Entries provided —
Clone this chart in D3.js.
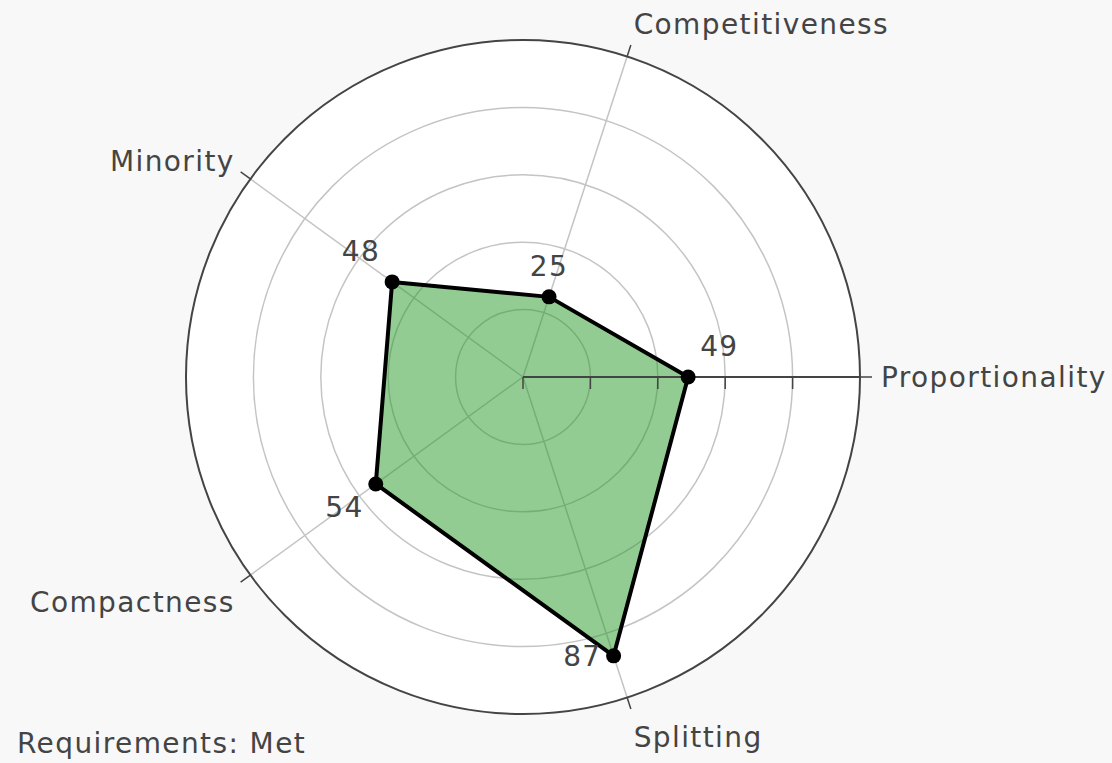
<!DOCTYPE html>
<html>
<head>
<meta charset="utf-8">
<script src="https://cdn.jsdelivr.net/npm/d3@7"></script>
<style>
  html, body { margin: 0; padding: 0; background: #f8f8f8; }
  svg { display: block; }
  text { font-family: "DejaVu Sans", Verdana, sans-serif; fill: #444; letter-spacing: 1.4px; }
</style>
</head>
<body>
<svg id="chart" width="1112" height="763"></svg>
<script>
// ---- data ----
const categories = ["Proportionality", "Competitiveness", "Minority", "Compactness", "Splitting"];
const values = [49, 25, 48, 54, 87];
const textPositions = ["top right", "top center", "top left", "bottom left", "middle left"];
const radialTicks = [0, 20, 40, 60, 80, 100];
const radialRange = [0, 100];
const footnote = "Requirements: Met";

// ---- layout ----
const W = 1112, H = 763;
const cx = 523, cy = 377, R = 337;
const fontSize = 28;
const tickLen = 12;

const svg = d3.select("#chart");
svg.append("rect").attr("width", W).attr("height", H).attr("fill", "#f8f8f8");

const r = d3.scaleLinear().domain(radialRange).range([0, R]);
// angles in degrees, counter-clockwise starting at 0 (east)
const angle = d3.scalePoint().domain(categories).range([0, 360 * (categories.length - 1) / categories.length]);
const rad = c => angle(c) * Math.PI / 180;
const px = (c, v) => cx + r(v) * Math.cos(rad(c));
const py = (c, v) => cy - r(v) * Math.sin(rad(c));

const g = svg.append("g");

// polar background
g.append("circle").attr("cx", cx).attr("cy", cy).attr("r", R).attr("fill", "#fff");

// radial grid circles
g.selectAll("circle.grid").data(radialTicks.filter(t => t > radialRange[0] && t < radialRange[1]))
  .join("circle").attr("class", "grid")
  .attr("cx", cx).attr("cy", cy).attr("r", d => r(d))
  .attr("fill", "none").attr("stroke", "#c4c4c4").attr("stroke-width", 1.5);

// angular grid lines
g.selectAll("line.agrid").data(categories).join("line").attr("class", "agrid")
  .attr("x1", cx).attr("y1", cy)
  .attr("x2", d => px(d, radialRange[1])).attr("y2", d => py(d, radialRange[1]))
  .attr("stroke", "#c4c4c4").attr("stroke-width", 1.5);

// data polygon
const pts = categories.map((c, i) => [px(c, values[i]), py(c, values[i])]);
g.append("path")
  .attr("d", d3.line()(pts) + "Z")
  .attr("fill", "rgba(38,153,38,0.5)")
  .attr("stroke", "#000").attr("stroke-width", 4).attr("stroke-linejoin", "round");

// outer circle
g.append("circle").attr("cx", cx).attr("cy", cy).attr("r", R)
  .attr("fill", "none").attr("stroke", "#444").attr("stroke-width", 2);

// angular ticks (outside)
g.selectAll("line.atick").data(categories).join("line").attr("class", "atick")
  .attr("x1", d => px(d, radialRange[1])).attr("y1", d => py(d, radialRange[1]))
  .attr("x2", d => cx + (R + tickLen) * Math.cos(rad(d)))
  .attr("y2", d => cy - (R + tickLen) * Math.sin(rad(d)))
  .attr("stroke", "#444").attr("stroke-width", 1.5);

// radial axis line along first category
g.append("line")
  .attr("x1", cx).attr("y1", cy).attr("x2", cx + R).attr("y2", cy)
  .attr("stroke", "#444").attr("stroke-width", 2);
g.selectAll("line.rtick").data(radialTicks.filter(t => t < radialRange[1])).join("line").attr("class", "rtick")
  .attr("x1", d => cx + r(d)).attr("x2", d => cx + r(d))
  .attr("y1", cy).attr("y2", cy + tickLen)
  .attr("stroke", "#444").attr("stroke-width", 1.5);

// angular labels
const pad = tickLen + 9;
g.selectAll("text.alabel").data(categories).join("text").attr("class", "alabel")
  .attr("font-size", fontSize)
  .attr("x", d => {
    const co = Math.cos(rad(d));
    const shift = co < -0.1 ? 1.4 : 0; // compensate trailing letter-spacing
    return cx + R * co + co * pad + shift;
  })
  .attr("y", d => {
    const s = Math.sin(rad(d)), co = Math.cos(rad(d));
    const ff = s > 0 ? 0.2 : 1;
    return cy - R * s - s * (pad + fontSize * ff) + Math.abs(co) * fontSize * 0.35;
  })
  .attr("text-anchor", d => {
    const co = Math.cos(rad(d));
    return Math.abs(co) < 0.1 ? "middle" : (co > 0 ? "start" : "end");
  })
  .text(d => d);

// markers
g.selectAll("circle.marker").data(pts).join("circle").attr("class", "marker")
  .attr("cx", d => d[0]).attr("cy", d => d[1]).attr("r", 7.5).attr("fill", "#000");

// value labels
const off = 12;
g.selectAll("text.vlabel").data(values).join("text").attr("class", "vlabel")
  .attr("font-size", fontSize)
  .attr("x", (v, i) => {
    const p = textPositions[i];
    return pts[i][0] + (p.includes("right") ? off : p.includes("left") ? -off : 0);
  })
  .attr("y", (v, i) => {
    const p = textPositions[i];
    return pts[i][1] + (p.startsWith("top") ? -off - 9 : p.startsWith("bottom") ? off + fontSize * 0.75 : fontSize * 0.36);
  })
  .attr("text-anchor", (v, i) => {
    const p = textPositions[i];
    return p.includes("right") ? "start" : p.includes("left") ? "end" : "middle";
  })
  .text(v => v);

// footnote
svg.append("text").attr("x", 17).attr("y", 753).attr("font-size", fontSize).text(footnote);
</script>
</body>
</html>
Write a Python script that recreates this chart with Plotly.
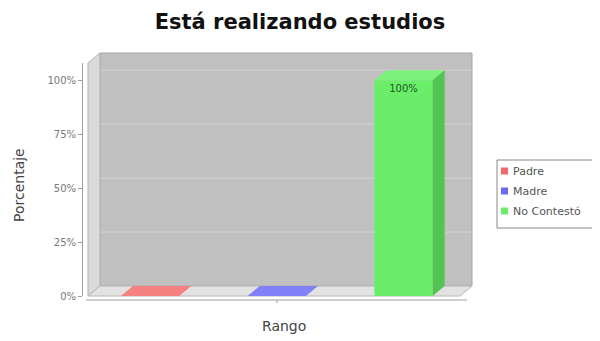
import plotly.graph_objects as go

# ---- data ----
series = ["Padre", "Madre", "No Contestó"]
values = [0, 0, 100]
colors_front = ["#f06a6a", "#6a6af5", "#6aee6a"]
colors_side = ["#c85050", "#5050c8", "#52c452"]
colors_top = ["#f58080", "#8080f8", "#7cf27c"]
ytick_vals = [0, 25, 50, 75, 100]
ytick_text = ["0%", "25%", "50%", "75%", "100%"]

# ---- geometry (pixels, in window coordinates) ----
OFF = 8                    # page body margin
W, H = 600, 341 - OFF
L, R_PX = 82, 460          # plot area (y axis at L, front face right edge at R_PX)
TOP, BOT = 63, 296
FRONT_LEFT = 88
DX, DY = 12, 10            # 3D depth in pixels
YMAX = 108
XR = [-0.49, 2.446]
BAR_W = 0.46

pw = R_PX - L
ph = BOT - TOP
def PX(px): return (px - L) / pw
def PY(py): return (BOT - py) / ph
ux = (R_PX - FRONT_LEFT) / (XR[1] - XR[0])   # px per x unit
uy = ph / YMAX                               # px per y unit
ddx = DX / ux
ddy = DY / uy

fig = go.Figure()
for s, v, c in zip(series, values, colors_front):
    fig.add_trace(go.Bar(
        x=[s], y=[v], name=s, width=BAR_W,
        marker=dict(color=c, line=dict(width=0)),
        text=[f"{v}%" if v > 0 else ""], textposition="inside",
        insidetextanchor="end", textangle=0,
        textfont=dict(family="DejaVu Sans", size=10, color="#1f5a1f"),
        cliponaxis=False, showlegend=False,
    ))

shapes = []
def poly(pts, fill, line="rgba(0,0,0,0)", lw=0, layer="below", ref="paper"):
    d = "M " + " L ".join(f"{x},{y}" for x, y in pts) + " Z"
    return dict(type="path", path=d, xref="paper" if ref == "paper" else "x",
                yref="paper" if ref == "paper" else "y",
                fillcolor=fill, line=dict(color=line, width=lw), layer=layer)

# back wall
shapes.append(poly([(PX(FRONT_LEFT + DX), PY(TOP - DY)), (PX(R_PX + DX), PY(TOP - DY)),
                    (PX(R_PX + DX), PY(BOT - DY)), (PX(FRONT_LEFT + DX), PY(BOT - DY))],
                   "#c0c0c0", "#a8a8a8", 1))
# left wall
shapes.append(poly([(PX(FRONT_LEFT), PY(BOT)), (PX(FRONT_LEFT), PY(TOP)),
                    (PX(FRONT_LEFT + DX), PY(TOP - DY)), (PX(FRONT_LEFT + DX), PY(BOT - DY))],
                   "#dadada", "#b0b0b0", 1))
# floor
shapes.append(poly([(PX(FRONT_LEFT), PY(BOT)), (PX(FRONT_LEFT + DX), PY(BOT - DY)),
                    (PX(R_PX + DX), PY(BOT - DY)), (PX(R_PX), PY(BOT))],
                   "#e2e2e2", "#b8b8b8", 1))
# gridlines on back wall
for v in ytick_vals[1:]:
    shapes.append(dict(type="line", xref="paper", yref="y",
                       x0=PX(FRONT_LEFT + DX), x1=PX(R_PX + DX), y0=v + ddy, y1=v + ddy,
                       line=dict(color="rgba(255,255,255,0.3)", width=1), layer="below"))
# 3D faces for bars
for i, (v, cs, ct) in enumerate(zip(values, colors_side, colors_top)):
    x0, x1 = i - BAR_W / 2, i + BAR_W / 2
    shapes.append(poly([(x0, v), (x1, v), (x1 + ddx, v + ddy), (x0 + ddx, v + ddy)],
                       ct, layer="above", ref="data"))
    if v > 0:
        shapes.append(poly([(x1, 0), (x1, v), (x1 + ddx, v + ddy), (x1 + ddx, ddy)],
                           cs, layer="above", ref="data"))
# category axis line
shapes.append(dict(type="line", xref="paper", yref="paper",
                   x0=PX(86), x1=PX(467), y0=PY(300), y1=PY(300),
                   line=dict(color="#a0a0a0", width=1)))
shapes.append(dict(type="line", xref="paper", yref="paper",
                   x0=PX(277), x1=PX(277), y0=PY(300), y1=PY(303),
                   line=dict(color="#a0a0a0", width=1)))

# legend (drawn manually to match the compact original; open on the right like the original)
LEG_X0, LEG_Y0, LEG_Y1 = 497, 160, 228
shapes.append(dict(type="path", xref="paper", yref="paper",
                   path=(f"M {PX(640)},{PY(LEG_Y0)} L {PX(LEG_X0)},{PY(LEG_Y0)} "
                         f"L {PX(LEG_X0)},{PY(LEG_Y1)} L {PX(640)},{PY(LEG_Y1)}"),
                   fillcolor="rgba(0,0,0,0)", line=dict(color="#888", width=1)))
annotations = []
for k, (s, c) in enumerate(zip(series, colors_front)):
    cy = 171 + 20 * k
    shapes.append(dict(type="rect", xref="paper", yref="paper",
                       x0=PX(501), x1=PX(508), y0=PY(cy - 3.5), y1=PY(cy + 3.5),
                       fillcolor=c, line=dict(width=0)))
    annotations.append(dict(text=s, xref="paper", yref="paper", x=PX(511), y=PY(cy),
                            xanchor="left", yanchor="middle", showarrow=False,
                            font=dict(family="DejaVu Sans", size=11, color="#555")))

# axis titles
annotations.append(dict(text="Porcentaje", xref="paper", yref="paper",
                        x=PX(19), y=PY(185), xanchor="center", yanchor="middle",
                        textangle=-90, showarrow=False,
                        font=dict(family="DejaVu Sans", size=14, color="#444")))
annotations.append(dict(text="Rango", xref="paper", yref="paper",
                        x=PX(284), y=PY(326), xanchor="center", yanchor="middle",
                        showarrow=False,
                        font=dict(family="DejaVu Sans", size=14, color="#444")))

fig.update_layout(
    width=W, height=H,
    margin=dict(l=L - OFF, r=W - (R_PX - OFF), t=TOP - OFF, b=H - (BOT - OFF),
                autoexpand=False),
    paper_bgcolor="white", plot_bgcolor="rgba(0,0,0,0)",
    barmode="overlay",
    showlegend=False,
    title=dict(text="<b>Está realizando estudios</b>", x=(300 - OFF) / W, xanchor="center",
               y=1 - (22 - OFF) / H, yanchor="middle",
               font=dict(family="DejaVu Sans", size=21, color="#111")),
    xaxis=dict(range=XR, domain=[PX(FRONT_LEFT), 1], showticklabels=False,
               showgrid=False, zeroline=False, showline=False, ticks="",
               automargin=False),
    yaxis=dict(range=[0, YMAX], anchor="free", position=0, automargin=False,
               tickvals=ytick_vals, ticktext=ytick_text,
               showgrid=False, zeroline=False,
               showline=True, linecolor="#a0a0a0", linewidth=1,
               ticks="outside", ticklen=4, tickcolor="#a0a0a0",
               tickfont=dict(family="DejaVu Sans", size=10, color="#777")),
    shapes=shapes,
    annotations=annotations,
)

fig.write_html("out.html")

Task description —
Reproduce exactly the run of lines beginning with the one that contains "Write a Python" and ending with the one that contains "ddy = DY / uy". Do not include pictures.

Written response —
Write a Python script that recreates this chart with Plotly.
import plotly.graph_objects as go

# ---- data ----
series = ["Padre", "Madre", "No Contestó"]
values = [0, 0, 100]
colors_front = ["#f06a6a", "#6a6af5", "#6aee6a"]
colors_side = ["#c85050", "#5050c8", "#52c452"]
colors_top = ["#f58080", "#8080f8", "#7cf27c"]
ytick_vals = [0, 25, 50, 75, 100]
ytick_text = ["0%", "25%", "50%", "75%", "100%"]

# ---- geometry (pixels, in window coordinates) ----
OFF = 8                    # page body margin
W, H = 600, 341 - OFF
L, R_PX = 82, 460          # plot area (y axis at L, front face right edge at R_PX)
TOP, BOT = 63, 296
FRONT_LEFT = 88
DX, DY = 12, 10            # 3D depth in pixels
YMAX = 108
XR = [-0.49, 2.446]
BAR_W = 0.46

pw = R_PX - L
ph = BOT - TOP
def PX(px): return (px - L) / pw
def PY(py): return (BOT - py) / ph
ux = (R_PX - FRONT_LEFT) / (XR[1] - XR[0])   # px per x unit
uy = ph / YMAX                               # px per y unit
ddx = DX / ux
ddy = DY / uy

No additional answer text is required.